DIRECTION
Quote precisely the run of lines opening with the line containing "Output the Python" and closing with the line containing "length=6, width=1.5, direction='out')", and nothing else.

Figure scripts:
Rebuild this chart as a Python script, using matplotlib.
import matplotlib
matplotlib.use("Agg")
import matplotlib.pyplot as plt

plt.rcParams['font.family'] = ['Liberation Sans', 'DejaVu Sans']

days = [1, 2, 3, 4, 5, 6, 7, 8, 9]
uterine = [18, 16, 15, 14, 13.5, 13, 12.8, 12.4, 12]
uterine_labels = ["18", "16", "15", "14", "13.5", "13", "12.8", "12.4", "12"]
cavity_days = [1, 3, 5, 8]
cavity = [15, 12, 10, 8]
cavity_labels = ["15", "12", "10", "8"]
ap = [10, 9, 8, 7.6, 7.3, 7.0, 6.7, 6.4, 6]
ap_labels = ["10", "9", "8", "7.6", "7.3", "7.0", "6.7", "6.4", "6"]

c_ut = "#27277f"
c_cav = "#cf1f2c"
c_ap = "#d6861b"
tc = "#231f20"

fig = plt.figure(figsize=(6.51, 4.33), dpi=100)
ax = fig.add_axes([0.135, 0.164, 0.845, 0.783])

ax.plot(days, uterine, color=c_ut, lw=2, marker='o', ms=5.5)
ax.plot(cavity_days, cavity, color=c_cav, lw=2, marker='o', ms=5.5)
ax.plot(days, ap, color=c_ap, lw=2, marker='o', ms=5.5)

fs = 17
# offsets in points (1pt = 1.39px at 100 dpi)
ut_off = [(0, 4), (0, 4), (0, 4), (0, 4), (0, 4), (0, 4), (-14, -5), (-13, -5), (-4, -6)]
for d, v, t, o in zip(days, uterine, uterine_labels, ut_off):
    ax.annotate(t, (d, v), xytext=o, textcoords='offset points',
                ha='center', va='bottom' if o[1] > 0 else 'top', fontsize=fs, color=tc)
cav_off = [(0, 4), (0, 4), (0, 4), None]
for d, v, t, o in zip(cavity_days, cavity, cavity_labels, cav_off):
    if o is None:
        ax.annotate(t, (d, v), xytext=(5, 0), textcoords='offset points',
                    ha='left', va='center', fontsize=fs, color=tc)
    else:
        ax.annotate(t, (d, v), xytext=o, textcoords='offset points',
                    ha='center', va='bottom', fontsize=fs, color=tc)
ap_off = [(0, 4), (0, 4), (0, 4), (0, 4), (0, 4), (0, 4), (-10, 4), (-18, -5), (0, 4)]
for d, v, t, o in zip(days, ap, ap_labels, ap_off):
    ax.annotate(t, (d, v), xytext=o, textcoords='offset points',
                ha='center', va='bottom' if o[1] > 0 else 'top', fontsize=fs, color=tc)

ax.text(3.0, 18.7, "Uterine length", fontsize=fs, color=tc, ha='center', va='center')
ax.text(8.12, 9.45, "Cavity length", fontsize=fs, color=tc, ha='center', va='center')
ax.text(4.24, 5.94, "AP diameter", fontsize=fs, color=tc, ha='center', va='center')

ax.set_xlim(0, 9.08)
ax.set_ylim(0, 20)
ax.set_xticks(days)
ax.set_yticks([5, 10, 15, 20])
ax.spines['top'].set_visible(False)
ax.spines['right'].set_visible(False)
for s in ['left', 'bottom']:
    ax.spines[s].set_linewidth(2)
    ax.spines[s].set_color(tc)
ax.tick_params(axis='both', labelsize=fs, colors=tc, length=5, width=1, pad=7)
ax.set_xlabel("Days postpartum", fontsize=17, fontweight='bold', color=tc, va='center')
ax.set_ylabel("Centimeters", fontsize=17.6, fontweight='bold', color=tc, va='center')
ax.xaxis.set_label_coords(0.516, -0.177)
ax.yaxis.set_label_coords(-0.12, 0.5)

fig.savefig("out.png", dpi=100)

...

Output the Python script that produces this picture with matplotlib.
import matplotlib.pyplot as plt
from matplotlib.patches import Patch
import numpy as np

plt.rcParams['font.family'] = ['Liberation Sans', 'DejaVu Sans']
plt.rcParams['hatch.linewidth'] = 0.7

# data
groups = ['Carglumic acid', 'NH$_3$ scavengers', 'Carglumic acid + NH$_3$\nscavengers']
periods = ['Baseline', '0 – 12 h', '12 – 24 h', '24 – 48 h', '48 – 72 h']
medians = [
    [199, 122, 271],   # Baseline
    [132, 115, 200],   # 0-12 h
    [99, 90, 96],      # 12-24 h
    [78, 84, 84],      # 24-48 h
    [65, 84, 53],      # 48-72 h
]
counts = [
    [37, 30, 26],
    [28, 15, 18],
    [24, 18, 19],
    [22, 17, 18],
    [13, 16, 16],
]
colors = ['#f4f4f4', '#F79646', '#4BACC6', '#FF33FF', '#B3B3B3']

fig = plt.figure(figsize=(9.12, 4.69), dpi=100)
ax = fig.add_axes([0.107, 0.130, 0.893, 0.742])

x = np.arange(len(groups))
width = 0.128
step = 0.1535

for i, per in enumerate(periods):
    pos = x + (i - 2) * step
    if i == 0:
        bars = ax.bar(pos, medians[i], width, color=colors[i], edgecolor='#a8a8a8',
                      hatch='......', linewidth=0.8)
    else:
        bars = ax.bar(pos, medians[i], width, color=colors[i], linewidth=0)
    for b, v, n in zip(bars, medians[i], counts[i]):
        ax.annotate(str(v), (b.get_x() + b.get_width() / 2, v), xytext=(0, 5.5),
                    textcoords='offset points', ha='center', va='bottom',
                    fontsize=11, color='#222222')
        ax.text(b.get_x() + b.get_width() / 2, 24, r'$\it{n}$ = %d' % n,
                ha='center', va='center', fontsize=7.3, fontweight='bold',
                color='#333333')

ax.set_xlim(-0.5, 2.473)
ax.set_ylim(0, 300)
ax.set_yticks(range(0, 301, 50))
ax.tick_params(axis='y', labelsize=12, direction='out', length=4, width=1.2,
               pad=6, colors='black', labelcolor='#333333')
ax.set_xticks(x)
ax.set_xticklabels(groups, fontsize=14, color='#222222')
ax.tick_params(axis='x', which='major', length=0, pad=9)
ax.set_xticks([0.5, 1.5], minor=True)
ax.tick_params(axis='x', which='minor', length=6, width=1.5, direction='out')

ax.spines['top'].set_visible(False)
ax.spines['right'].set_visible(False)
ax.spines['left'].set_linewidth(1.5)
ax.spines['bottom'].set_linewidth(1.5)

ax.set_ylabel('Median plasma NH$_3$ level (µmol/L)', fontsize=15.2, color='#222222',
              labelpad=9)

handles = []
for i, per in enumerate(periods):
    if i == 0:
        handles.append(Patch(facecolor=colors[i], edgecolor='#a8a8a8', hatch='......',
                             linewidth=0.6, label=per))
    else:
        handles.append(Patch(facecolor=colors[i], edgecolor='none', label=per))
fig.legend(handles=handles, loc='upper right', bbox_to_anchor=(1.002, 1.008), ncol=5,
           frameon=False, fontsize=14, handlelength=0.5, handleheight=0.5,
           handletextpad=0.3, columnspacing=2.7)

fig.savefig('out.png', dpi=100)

EXPECTED ANSWER
Output the Python script that produces this picture with matplotlib.
import matplotlib.pyplot as plt
from matplotlib.patches import Patch
import numpy as np

plt.rcParams['font.family'] = ['Liberation Sans', 'DejaVu Sans']
plt.rcParams['hatch.linewidth'] = 0.7

# data
groups = ['Carglumic acid', 'NH$_3$ scavengers', 'Carglumic acid + NH$_3$\nscavengers']
periods = ['Baseline', '0 – 12 h', '12 – 24 h', '24 – 48 h', '48 – 72 h']
medians = [
    [199, 122, 271],   # Baseline
    [132, 115, 200],   # 0-12 h
    [99, 90, 96],      # 12-24 h
    [78, 84, 84],      # 24-48 h
    [65, 84, 53],      # 48-72 h
]
counts = [
    [37, 30, 26],
    [28, 15, 18],
    [24, 18, 19],
    [22, 17, 18],
    [13, 16, 16],
]
colors = ['#f4f4f4', '#F79646', '#4BACC6', '#FF33FF', '#B3B3B3']

fig = plt.figure(figsize=(9.12, 4.69), dpi=100)
ax = fig.add_axes([0.107, 0.130, 0.893, 0.742])

x = np.arange(len(groups))
width = 0.128
step = 0.1535

for i, per in enumerate(periods):
    pos = x + (i - 2) * step
    if i == 0:
        bars = ax.bar(pos, medians[i], width, color=colors[i], edgecolor='#a8a8a8',
                      hatch='......', linewidth=0.8)
    else:
        bars = ax.bar(pos, medians[i], width, color=colors[i], linewidth=0)
    for b, v, n in zip(bars, medians[i], counts[i]):
        ax.annotate(str(v), (b.get_x() + b.get_width() / 2, v), xytext=(0, 5.5),
                    textcoords='offset points', ha='center', va='bottom',
                    fontsize=11, color='#222222')
        ax.text(b.get_x() + b.get_width() / 2, 24, r'$\it{n}$ = %d' % n,
                ha='center', va='center', fontsize=7.3, fontweight='bold',
                color='#333333')

ax.set_xlim(-0.5, 2.473)
ax.set_ylim(0, 300)
ax.set_yticks(range(0, 301, 50))
ax.tick_params(axis='y', labelsize=12, direction='out', length=4, width=1.2,
               pad=6, colors='black', labelcolor='#333333')
ax.set_xticks(x)
ax.set_xticklabels(groups, fontsize=14, color='#222222')
ax.tick_params(axis='x', which='major', length=0, pad=9)
ax.set_xticks([0.5, 1.5], minor=True)
ax.tick_params(axis='x', which='minor', length=6, width=1.5, direction='out')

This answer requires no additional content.